Omit all pictures. Copy the rest of the material exactly.

### Given information ###

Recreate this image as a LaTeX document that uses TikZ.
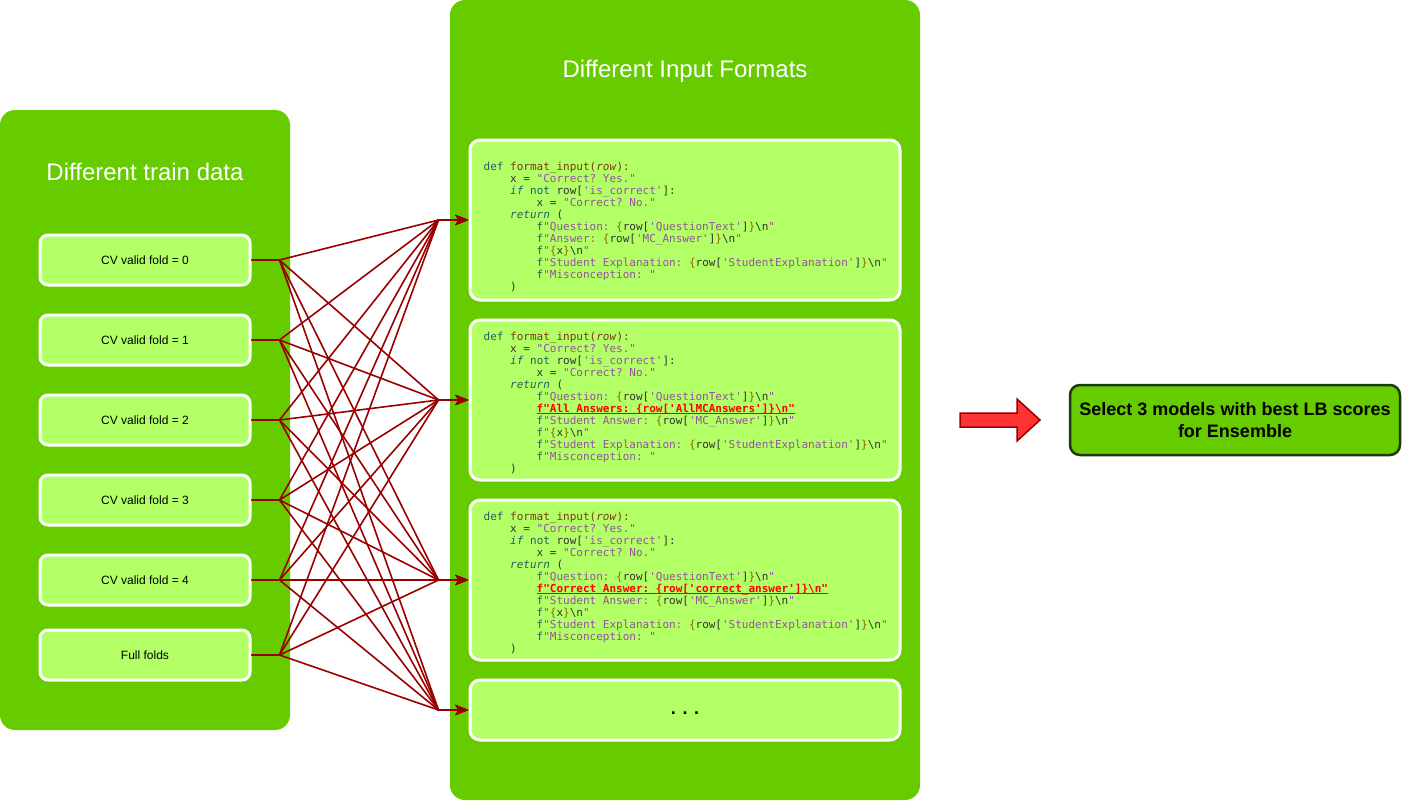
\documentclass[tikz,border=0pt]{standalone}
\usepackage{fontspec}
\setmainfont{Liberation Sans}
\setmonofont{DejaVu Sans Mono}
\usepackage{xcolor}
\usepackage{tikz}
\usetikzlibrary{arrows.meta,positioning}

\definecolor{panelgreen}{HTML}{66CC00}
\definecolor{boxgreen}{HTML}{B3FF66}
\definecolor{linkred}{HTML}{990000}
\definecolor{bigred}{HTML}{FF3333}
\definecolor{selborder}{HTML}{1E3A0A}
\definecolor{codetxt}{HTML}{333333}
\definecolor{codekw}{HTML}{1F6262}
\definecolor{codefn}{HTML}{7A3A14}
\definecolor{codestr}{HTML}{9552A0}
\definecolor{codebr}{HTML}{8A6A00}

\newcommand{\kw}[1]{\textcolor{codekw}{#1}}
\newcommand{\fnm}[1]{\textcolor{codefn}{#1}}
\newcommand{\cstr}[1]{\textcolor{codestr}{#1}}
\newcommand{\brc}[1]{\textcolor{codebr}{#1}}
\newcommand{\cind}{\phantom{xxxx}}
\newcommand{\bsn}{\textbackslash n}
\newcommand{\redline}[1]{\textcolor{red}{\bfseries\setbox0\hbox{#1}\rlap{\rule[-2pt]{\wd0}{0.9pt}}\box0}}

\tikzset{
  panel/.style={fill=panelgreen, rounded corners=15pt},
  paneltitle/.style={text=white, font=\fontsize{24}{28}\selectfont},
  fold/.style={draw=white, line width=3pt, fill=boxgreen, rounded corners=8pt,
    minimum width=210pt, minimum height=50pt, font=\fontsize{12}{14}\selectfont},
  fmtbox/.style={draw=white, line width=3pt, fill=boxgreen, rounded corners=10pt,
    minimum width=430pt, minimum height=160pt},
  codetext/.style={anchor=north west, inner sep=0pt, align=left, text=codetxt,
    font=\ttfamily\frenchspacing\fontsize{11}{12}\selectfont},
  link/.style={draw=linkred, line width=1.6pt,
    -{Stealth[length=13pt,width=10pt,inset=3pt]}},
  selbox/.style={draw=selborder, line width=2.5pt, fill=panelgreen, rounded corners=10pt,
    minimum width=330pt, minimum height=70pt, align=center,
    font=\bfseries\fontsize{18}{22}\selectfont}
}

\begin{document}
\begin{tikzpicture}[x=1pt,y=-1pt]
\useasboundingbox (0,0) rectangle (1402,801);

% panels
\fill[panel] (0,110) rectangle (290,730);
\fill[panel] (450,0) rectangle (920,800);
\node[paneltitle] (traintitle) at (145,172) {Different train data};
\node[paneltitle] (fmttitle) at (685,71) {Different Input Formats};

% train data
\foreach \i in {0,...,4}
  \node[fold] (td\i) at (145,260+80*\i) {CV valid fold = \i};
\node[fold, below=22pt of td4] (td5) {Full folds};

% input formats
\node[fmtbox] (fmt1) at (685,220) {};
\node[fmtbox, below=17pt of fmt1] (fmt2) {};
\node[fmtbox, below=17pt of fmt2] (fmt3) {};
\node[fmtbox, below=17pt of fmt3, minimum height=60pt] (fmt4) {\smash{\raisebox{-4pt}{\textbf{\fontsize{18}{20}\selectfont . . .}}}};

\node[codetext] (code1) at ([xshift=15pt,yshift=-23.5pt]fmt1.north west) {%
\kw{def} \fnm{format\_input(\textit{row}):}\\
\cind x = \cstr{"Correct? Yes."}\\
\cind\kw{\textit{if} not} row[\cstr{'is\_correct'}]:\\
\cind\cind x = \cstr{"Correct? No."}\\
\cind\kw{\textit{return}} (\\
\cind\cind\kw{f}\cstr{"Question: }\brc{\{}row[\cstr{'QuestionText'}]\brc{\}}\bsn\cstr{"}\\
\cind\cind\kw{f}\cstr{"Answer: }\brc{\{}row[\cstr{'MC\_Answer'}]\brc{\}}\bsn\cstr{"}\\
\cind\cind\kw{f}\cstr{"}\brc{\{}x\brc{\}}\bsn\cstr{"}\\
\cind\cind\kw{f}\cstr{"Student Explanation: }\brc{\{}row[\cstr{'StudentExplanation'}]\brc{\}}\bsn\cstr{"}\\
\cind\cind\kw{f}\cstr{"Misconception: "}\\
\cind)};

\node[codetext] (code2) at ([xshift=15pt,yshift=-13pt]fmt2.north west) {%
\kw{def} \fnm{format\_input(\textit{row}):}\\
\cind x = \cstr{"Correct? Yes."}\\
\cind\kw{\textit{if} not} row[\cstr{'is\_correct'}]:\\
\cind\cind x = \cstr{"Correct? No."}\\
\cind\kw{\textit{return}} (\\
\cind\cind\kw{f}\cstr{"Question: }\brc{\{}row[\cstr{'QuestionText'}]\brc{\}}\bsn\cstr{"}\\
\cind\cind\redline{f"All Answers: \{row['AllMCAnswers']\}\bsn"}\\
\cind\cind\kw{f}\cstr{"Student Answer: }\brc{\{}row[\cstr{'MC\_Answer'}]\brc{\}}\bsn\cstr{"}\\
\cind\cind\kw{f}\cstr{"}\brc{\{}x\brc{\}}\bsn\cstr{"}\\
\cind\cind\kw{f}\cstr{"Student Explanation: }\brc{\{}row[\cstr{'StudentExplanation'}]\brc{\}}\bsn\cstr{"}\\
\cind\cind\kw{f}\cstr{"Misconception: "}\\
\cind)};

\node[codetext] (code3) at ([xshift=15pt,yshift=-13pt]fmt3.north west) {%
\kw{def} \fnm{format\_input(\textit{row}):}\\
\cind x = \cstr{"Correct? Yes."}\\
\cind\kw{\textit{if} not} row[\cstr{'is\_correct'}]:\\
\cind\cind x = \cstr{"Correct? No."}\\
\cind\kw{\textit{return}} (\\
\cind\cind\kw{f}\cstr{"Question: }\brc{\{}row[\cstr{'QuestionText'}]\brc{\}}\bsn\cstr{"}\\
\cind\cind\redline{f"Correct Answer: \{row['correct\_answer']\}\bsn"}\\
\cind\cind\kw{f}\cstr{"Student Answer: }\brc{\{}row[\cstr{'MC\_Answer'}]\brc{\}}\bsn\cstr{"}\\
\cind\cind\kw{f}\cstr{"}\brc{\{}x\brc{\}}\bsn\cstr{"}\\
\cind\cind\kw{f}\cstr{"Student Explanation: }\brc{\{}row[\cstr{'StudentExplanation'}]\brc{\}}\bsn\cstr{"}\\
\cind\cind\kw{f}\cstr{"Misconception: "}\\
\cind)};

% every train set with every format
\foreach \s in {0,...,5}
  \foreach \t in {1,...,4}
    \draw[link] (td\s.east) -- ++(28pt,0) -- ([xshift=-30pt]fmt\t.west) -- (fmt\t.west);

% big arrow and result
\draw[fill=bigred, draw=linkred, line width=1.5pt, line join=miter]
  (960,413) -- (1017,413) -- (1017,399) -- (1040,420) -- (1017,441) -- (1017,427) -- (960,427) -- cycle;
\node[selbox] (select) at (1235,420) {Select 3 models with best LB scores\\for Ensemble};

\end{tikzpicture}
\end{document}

###

_Full solution_:
Recreate this image as a LaTeX document that uses TikZ.
\documentclass[tikz,border=0pt]{standalone}
\usepackage{fontspec}
\setmainfont{Liberation Sans}
\setmonofont{DejaVu Sans Mono}
\usepackage{xcolor}
\usepackage{tikz}
\usetikzlibrary{arrows.meta,positioning}

\definecolor{panelgreen}{HTML}{66CC00}
\definecolor{boxgreen}{HTML}{B3FF66}
\definecolor{linkred}{HTML}{990000}
\definecolor{bigred}{HTML}{FF3333}
\definecolor{selborder}{HTML}{1E3A0A}
\definecolor{codetxt}{HTML}{333333}
\definecolor{codekw}{HTML}{1F6262}
\definecolor{codefn}{HTML}{7A3A14}
\definecolor{codestr}{HTML}{9552A0}
\definecolor{codebr}{HTML}{8A6A00}

\newcommand{\kw}[1]{\textcolor{codekw}{#1}}
\newcommand{\fnm}[1]{\textcolor{codefn}{#1}}
\newcommand{\cstr}[1]{\textcolor{codestr}{#1}}
\newcommand{\brc}[1]{\textcolor{codebr}{#1}}
\newcommand{\cind}{\phantom{xxxx}}
\newcommand{\bsn}{\textbackslash n}
\newcommand{\redline}[1]{\textcolor{red}{\bfseries\setbox0\hbox{#1}\rlap{\rule[-2pt]{\wd0}{0.9pt}}\box0}}

\tikzset{
  panel/.style={fill=panelgreen, rounded corners=15pt},
  paneltitle/.style={text=white, font=\fontsize{24}{28}\selectfont},
  fold/.style={draw=white, line width=3pt, fill=boxgreen, rounded corners=8pt,
    minimum width=210pt, minimum height=50pt, font=\fontsize{12}{14}\selectfont},
  fmtbox/.style={draw=white, line width=3pt, fill=boxgreen, rounded corners=10pt,
    minimum width=430pt, minimum height=160pt},
  codetext/.style={anchor=north west, inner sep=0pt, align=left, text=codetxt,
    font=\ttfamily\frenchspacing\fontsize{11}{12}\selectfont},
  link/.style={draw=linkred, line width=1.6pt,
    -{Stealth[length=13pt,width=10pt,inset=3pt]}},
  selbox/.style={draw=selborder, line width=2.5pt, fill=panelgreen, rounded corners=10pt,
    minimum width=330pt, minimum height=70pt, align=center,
    font=\bfseries\fontsize{18}{22}\selectfont}
}

\begin{document}
\begin{tikzpicture}[x=1pt,y=-1pt]
\useasboundingbox (0,0) rectangle (1402,801);

% panels
\fill[panel] (0,110) rectangle (290,730);
\fill[panel] (450,0) rectangle (920,800);
\node[paneltitle] (traintitle) at (145,172) {Different train data};
\node[paneltitle] (fmttitle) at (685,71) {Different Input Formats};

% train data
\foreach \i in {0,...,4}
  \node[fold] (td\i) at (145,260+80*\i) {CV valid fold = \i};
\node[fold, below=22pt of td4] (td5) {Full folds};

% input formats
\node[fmtbox] (fmt1) at (685,220) {};
\node[fmtbox, below=17pt of fmt1] (fmt2) {};
\node[fmtbox, below=17pt of fmt2] (fmt3) {};
\node[fmtbox, below=17pt of fmt3, minimum height=60pt] (fmt4) {\smash{\raisebox{-4pt}{\textbf{\fontsize{18}{20}\selectfont . . .}}}};

\node[codetext] (code1) at ([xshift=15pt,yshift=-23.5pt]fmt1.north west) {%
\kw{def} \fnm{format\_input(\textit{row}):}\\
\cind x = \cstr{"Correct? Yes."}\\
\cind\kw{\textit{if} not} row[\cstr{'is\_correct'}]:\\
\cind\cind x = \cstr{"Correct? No."}\\
\cind\kw{\textit{return}} (\\
\cind\cind\kw{f}\cstr{"Question: }\brc{\{}row[\cstr{'QuestionText'}]\brc{\}}\bsn\cstr{"}\\
\cind\cind\kw{f}\cstr{"Answer: }\brc{\{}row[\cstr{'MC\_Answer'}]\brc{\}}\bsn\cstr{"}\\
\cind\cind\kw{f}\cstr{"}\brc{\{}x\brc{\}}\bsn\cstr{"}\\
\cind\cind\kw{f}\cstr{"Student Explanation: }\brc{\{}row[\cstr{'StudentExplanation'}]\brc{\}}\bsn\cstr{"}\\
\cind\cind\kw{f}\cstr{"Misconception: "}\\
\cind)};

\node[codetext] (code2) at ([xshift=15pt,yshift=-13pt]fmt2.north west) {%
\kw{def} \fnm{format\_input(\textit{row}):}\\
\cind x = \cstr{"Correct? Yes."}\\
\cind\kw{\textit{if} not} row[\cstr{'is\_correct'}]:\\
\cind\cind x = \cstr{"Correct? No."}\\
\cind\kw{\textit{return}} (\\
\cind\cind\kw{f}\cstr{"Question: }\brc{\{}row[\cstr{'QuestionText'}]\brc{\}}\bsn\cstr{"}\\
\cind\cind\redline{f"All Answers: \{row['AllMCAnswers']\}\bsn"}\\
\cind\cind\kw{f}\cstr{"Student Answer: }\brc{\{}row[\cstr{'MC\_Answer'}]\brc{\}}\bsn\cstr{"}\\
\cind\cind\kw{f}\cstr{"}\brc{\{}x\brc{\}}\bsn\cstr{"}\\
\cind\cind\kw{f}\cstr{"Student Explanation: }\brc{\{}row[\cstr{'StudentExplanation'}]\brc{\}}\bsn\cstr{"}\\
\cind\cind\kw{f}\cstr{"Misconception: "}\\
\cind)};

\node[codetext] (code3) at ([xshift=15pt,yshift=-13pt]fmt3.north west) {%
\kw{def} \fnm{format\_input(\textit{row}):}\\
\cind x = \cstr{"Correct? Yes."}\\
\cind\kw{\textit{if} not} row[\cstr{'is\_correct'}]:\\
\cind\cind x = \cstr{"Correct? No."}\\
\cind\kw{\textit{return}} (\\
\cind\cind\kw{f}\cstr{"Question: }\brc{\{}row[\cstr{'QuestionText'}]\brc{\}}\bsn\cstr{"}\\
\cind\cind\redline{f"Correct Answer: \{row['correct\_answer']\}\bsn"}\\
\cind\cind\kw{f}\cstr{"Student Answer: }\brc{\{}row[\cstr{'MC\_Answer'}]\brc{\}}\bsn\cstr{"}\\
\cind\cind\kw{f}\cstr{"}\brc{\{}x\brc{\}}\bsn\cstr{"}\\
\cind\cind\kw{f}\cstr{"Student Explanation: }\brc{\{}row[\cstr{'StudentExplanation'}]\brc{\}}\bsn\cstr{"}\\
\cind\cind\kw{f}\cstr{"Misconception: "}\\
\cind)};

% every train set with every format
\foreach \s in {0,...,5}
  \foreach \t in {1,...,4}
    \draw[link] (td\s.east) -- ++(28pt,0) -- ([xshift=-30pt]fmt\t.west) -- (fmt\t.west);

% big arrow and result
\draw[fill=bigred, draw=linkred, line width=1.5pt, line join=miter]
  (960,413) -- (1017,413) -- (1017,399) -- (1040,420) -- (1017,441) -- (1017,427) -- (960,427) -- cycle;
\node[selbox] (select) at (1235,420) {Select 3 models with best LB scores\\for Ensemble};

\end{tikzpicture}
\end{document}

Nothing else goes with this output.